• **What the exercise asks**
Where a line in the listing below contains the word "this", copy that line.

• **Information provided**
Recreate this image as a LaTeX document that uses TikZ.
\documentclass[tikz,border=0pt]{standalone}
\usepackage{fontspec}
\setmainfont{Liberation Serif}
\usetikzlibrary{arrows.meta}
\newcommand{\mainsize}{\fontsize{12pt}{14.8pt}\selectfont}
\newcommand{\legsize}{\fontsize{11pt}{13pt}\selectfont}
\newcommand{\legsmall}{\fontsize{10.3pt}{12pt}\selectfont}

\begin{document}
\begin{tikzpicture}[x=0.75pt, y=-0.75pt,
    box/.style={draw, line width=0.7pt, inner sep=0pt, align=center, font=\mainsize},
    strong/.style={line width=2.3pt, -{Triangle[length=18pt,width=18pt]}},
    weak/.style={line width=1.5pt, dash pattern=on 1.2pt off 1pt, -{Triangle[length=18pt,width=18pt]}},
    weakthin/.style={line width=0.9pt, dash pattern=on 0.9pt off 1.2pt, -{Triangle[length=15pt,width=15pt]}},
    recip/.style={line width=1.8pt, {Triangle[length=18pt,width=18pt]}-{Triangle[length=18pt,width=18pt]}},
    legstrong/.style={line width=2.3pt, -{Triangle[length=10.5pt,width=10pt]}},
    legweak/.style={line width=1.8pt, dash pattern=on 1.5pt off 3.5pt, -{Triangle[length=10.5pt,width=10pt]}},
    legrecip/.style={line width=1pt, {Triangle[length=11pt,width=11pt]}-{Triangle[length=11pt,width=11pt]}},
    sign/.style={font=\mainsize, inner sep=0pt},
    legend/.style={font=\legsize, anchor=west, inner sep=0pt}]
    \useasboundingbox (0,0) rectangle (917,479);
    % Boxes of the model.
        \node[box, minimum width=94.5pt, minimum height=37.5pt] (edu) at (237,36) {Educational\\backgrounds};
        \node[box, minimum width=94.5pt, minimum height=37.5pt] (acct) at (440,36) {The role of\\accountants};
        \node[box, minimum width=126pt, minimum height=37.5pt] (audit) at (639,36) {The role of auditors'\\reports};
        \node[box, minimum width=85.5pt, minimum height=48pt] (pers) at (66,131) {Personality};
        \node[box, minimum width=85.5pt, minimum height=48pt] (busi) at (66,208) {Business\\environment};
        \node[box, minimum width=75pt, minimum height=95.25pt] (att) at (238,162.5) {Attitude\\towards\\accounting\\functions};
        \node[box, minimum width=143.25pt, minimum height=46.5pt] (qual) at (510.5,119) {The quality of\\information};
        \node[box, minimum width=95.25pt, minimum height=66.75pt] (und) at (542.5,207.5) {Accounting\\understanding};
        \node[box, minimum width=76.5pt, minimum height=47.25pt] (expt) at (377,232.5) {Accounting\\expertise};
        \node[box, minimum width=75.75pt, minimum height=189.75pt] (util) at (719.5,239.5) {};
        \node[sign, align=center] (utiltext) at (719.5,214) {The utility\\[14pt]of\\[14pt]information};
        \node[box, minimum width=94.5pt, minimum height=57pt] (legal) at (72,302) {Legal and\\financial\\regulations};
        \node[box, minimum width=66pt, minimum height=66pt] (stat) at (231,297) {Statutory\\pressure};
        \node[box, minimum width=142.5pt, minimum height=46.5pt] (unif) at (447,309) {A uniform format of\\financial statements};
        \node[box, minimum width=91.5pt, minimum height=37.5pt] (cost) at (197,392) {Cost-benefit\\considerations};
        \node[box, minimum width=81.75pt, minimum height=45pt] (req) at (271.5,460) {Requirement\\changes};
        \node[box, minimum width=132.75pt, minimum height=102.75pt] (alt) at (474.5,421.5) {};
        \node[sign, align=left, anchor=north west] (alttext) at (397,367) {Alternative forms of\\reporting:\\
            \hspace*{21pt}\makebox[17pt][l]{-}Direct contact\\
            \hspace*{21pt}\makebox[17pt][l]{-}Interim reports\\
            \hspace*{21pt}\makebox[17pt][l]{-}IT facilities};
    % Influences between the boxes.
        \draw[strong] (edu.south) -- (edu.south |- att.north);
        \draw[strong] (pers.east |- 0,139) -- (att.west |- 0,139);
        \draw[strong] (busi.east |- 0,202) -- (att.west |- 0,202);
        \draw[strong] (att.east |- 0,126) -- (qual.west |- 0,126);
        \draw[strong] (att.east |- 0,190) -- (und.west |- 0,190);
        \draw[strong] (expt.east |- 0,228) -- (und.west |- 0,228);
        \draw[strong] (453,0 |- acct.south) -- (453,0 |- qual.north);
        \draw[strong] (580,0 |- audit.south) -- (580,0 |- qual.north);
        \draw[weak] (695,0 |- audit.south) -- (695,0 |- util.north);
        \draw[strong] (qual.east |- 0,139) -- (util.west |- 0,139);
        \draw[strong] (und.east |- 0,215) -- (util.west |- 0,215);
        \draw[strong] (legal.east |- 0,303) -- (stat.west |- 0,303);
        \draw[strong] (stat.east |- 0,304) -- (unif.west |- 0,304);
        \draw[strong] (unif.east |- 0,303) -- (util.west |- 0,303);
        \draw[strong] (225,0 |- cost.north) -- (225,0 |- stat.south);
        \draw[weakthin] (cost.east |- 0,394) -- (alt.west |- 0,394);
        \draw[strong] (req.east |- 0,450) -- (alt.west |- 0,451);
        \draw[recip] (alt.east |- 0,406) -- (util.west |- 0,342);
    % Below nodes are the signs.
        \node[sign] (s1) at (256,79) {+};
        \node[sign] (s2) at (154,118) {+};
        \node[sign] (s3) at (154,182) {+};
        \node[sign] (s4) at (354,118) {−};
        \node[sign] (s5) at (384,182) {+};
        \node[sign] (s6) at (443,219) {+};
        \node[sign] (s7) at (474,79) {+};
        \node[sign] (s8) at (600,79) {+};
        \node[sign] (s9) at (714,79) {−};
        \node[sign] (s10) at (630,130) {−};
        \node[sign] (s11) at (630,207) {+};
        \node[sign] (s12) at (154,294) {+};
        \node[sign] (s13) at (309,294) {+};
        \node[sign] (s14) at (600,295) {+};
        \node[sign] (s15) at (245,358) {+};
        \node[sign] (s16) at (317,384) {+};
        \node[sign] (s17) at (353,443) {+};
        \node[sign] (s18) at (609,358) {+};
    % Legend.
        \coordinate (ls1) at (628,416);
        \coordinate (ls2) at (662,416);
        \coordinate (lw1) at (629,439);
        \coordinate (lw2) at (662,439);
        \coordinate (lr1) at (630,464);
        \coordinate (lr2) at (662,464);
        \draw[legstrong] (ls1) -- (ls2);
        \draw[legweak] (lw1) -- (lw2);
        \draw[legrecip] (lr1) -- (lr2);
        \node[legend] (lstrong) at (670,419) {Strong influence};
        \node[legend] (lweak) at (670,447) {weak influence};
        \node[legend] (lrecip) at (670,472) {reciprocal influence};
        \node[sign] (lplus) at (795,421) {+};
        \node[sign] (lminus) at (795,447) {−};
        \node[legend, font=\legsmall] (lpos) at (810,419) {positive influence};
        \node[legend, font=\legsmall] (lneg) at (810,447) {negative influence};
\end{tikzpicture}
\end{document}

* * *

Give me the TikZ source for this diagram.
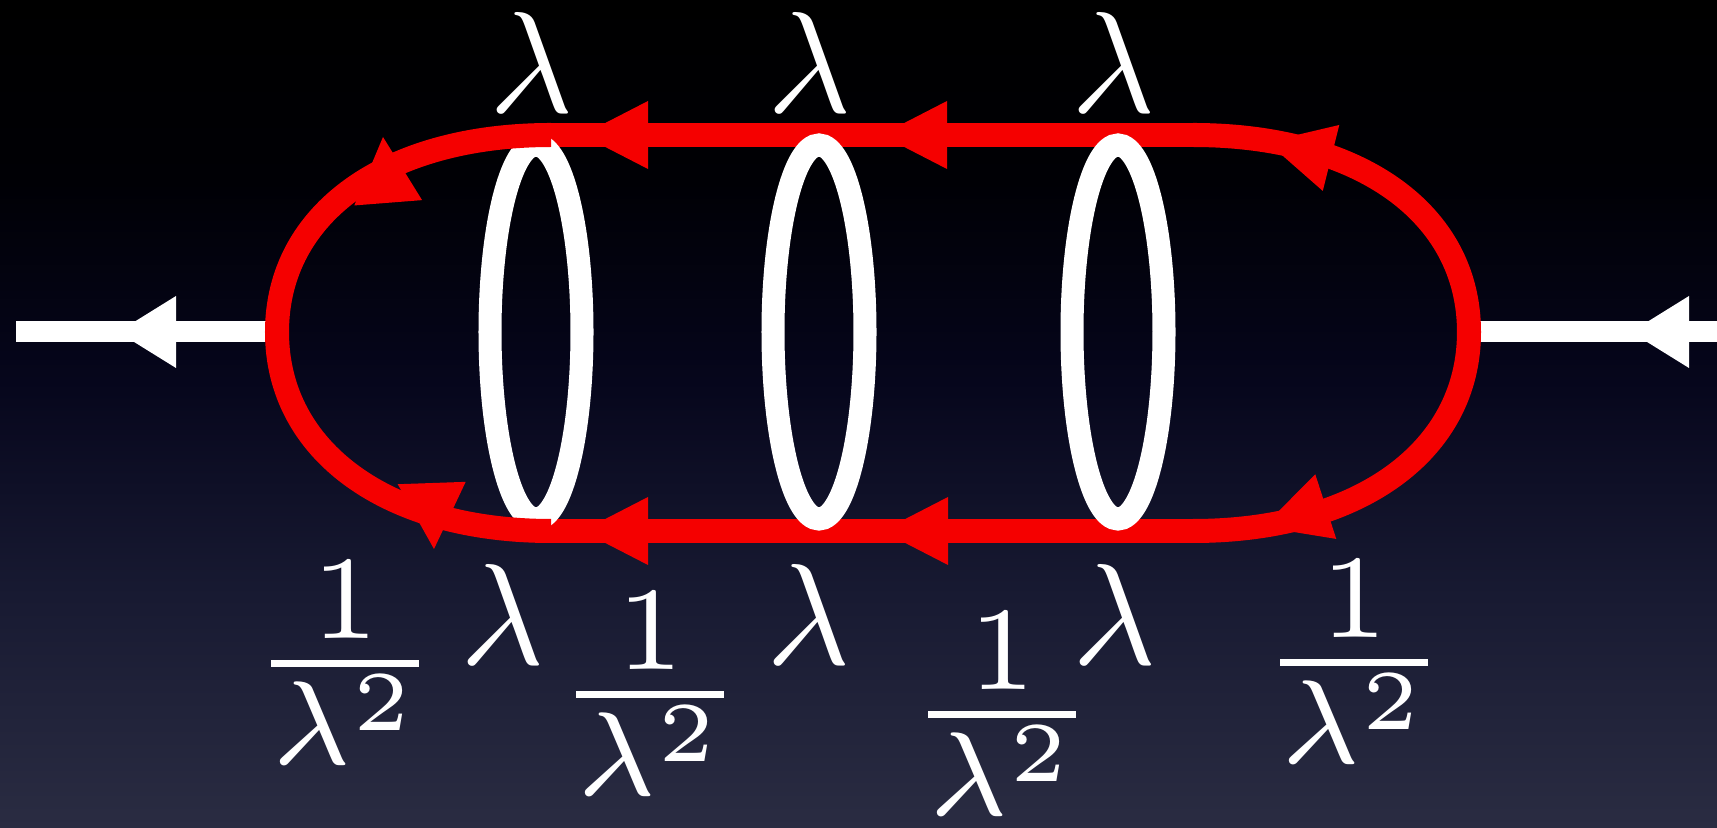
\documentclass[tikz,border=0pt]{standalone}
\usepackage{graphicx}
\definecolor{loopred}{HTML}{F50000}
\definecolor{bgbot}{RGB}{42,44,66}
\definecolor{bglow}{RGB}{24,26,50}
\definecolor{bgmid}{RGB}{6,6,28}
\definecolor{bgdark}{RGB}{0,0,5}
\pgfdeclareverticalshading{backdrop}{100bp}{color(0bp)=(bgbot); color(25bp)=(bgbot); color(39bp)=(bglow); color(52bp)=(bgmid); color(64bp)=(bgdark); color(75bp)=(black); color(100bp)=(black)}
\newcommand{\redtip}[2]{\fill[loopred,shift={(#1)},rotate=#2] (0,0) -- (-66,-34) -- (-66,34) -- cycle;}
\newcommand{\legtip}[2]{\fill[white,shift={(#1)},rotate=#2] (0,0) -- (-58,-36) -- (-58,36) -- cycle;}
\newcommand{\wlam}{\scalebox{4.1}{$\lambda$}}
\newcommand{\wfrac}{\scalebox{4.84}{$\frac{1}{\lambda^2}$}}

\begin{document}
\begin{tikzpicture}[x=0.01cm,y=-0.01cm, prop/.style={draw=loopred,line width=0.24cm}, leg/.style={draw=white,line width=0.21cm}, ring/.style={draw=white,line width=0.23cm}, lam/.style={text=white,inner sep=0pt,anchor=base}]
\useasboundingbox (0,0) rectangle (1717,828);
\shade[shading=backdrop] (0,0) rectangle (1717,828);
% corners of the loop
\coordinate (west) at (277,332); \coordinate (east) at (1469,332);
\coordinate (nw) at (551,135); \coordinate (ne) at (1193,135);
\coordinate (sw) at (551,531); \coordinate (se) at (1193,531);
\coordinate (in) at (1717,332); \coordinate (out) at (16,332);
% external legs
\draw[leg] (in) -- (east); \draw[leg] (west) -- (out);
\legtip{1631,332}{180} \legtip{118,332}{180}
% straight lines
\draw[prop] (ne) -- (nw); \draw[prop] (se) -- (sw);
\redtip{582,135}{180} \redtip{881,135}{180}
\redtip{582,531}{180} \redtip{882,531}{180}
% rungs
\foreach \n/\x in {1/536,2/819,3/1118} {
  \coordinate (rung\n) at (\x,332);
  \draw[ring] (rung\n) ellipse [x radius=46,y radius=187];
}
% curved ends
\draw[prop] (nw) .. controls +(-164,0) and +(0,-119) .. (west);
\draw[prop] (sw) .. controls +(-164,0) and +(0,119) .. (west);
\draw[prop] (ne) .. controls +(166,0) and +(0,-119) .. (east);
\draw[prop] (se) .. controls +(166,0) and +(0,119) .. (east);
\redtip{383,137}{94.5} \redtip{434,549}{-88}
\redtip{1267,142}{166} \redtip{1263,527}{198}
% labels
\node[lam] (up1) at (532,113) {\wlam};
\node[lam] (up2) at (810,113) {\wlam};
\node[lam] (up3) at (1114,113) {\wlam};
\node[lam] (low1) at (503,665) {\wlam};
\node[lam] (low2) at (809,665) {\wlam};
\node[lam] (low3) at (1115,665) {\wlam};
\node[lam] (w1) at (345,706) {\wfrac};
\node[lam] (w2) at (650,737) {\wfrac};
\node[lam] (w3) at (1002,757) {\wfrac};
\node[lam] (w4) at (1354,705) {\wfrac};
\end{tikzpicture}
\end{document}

---

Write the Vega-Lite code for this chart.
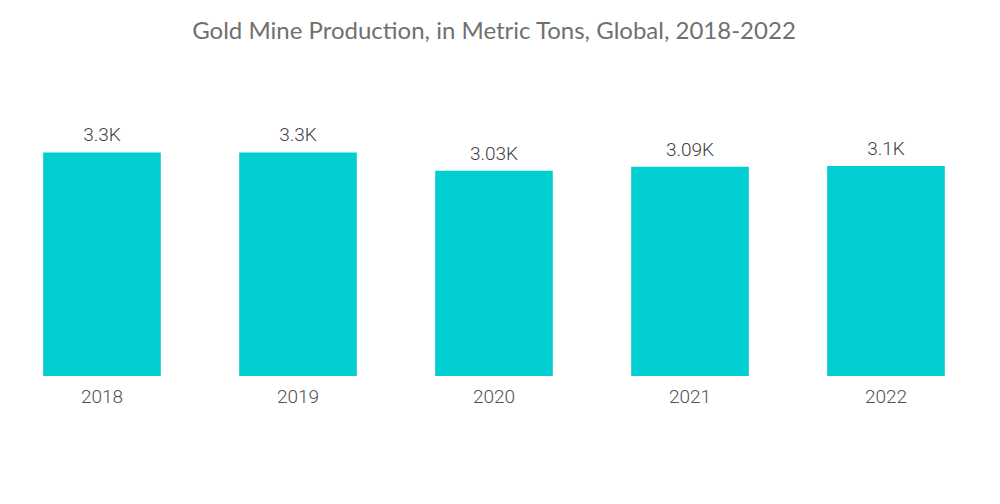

• **Solved problem**
Recreate this image as a LaTeX document that uses TikZ.
Give me the TikZ source for this diagram.
Write the Vega-Lite code for this chart.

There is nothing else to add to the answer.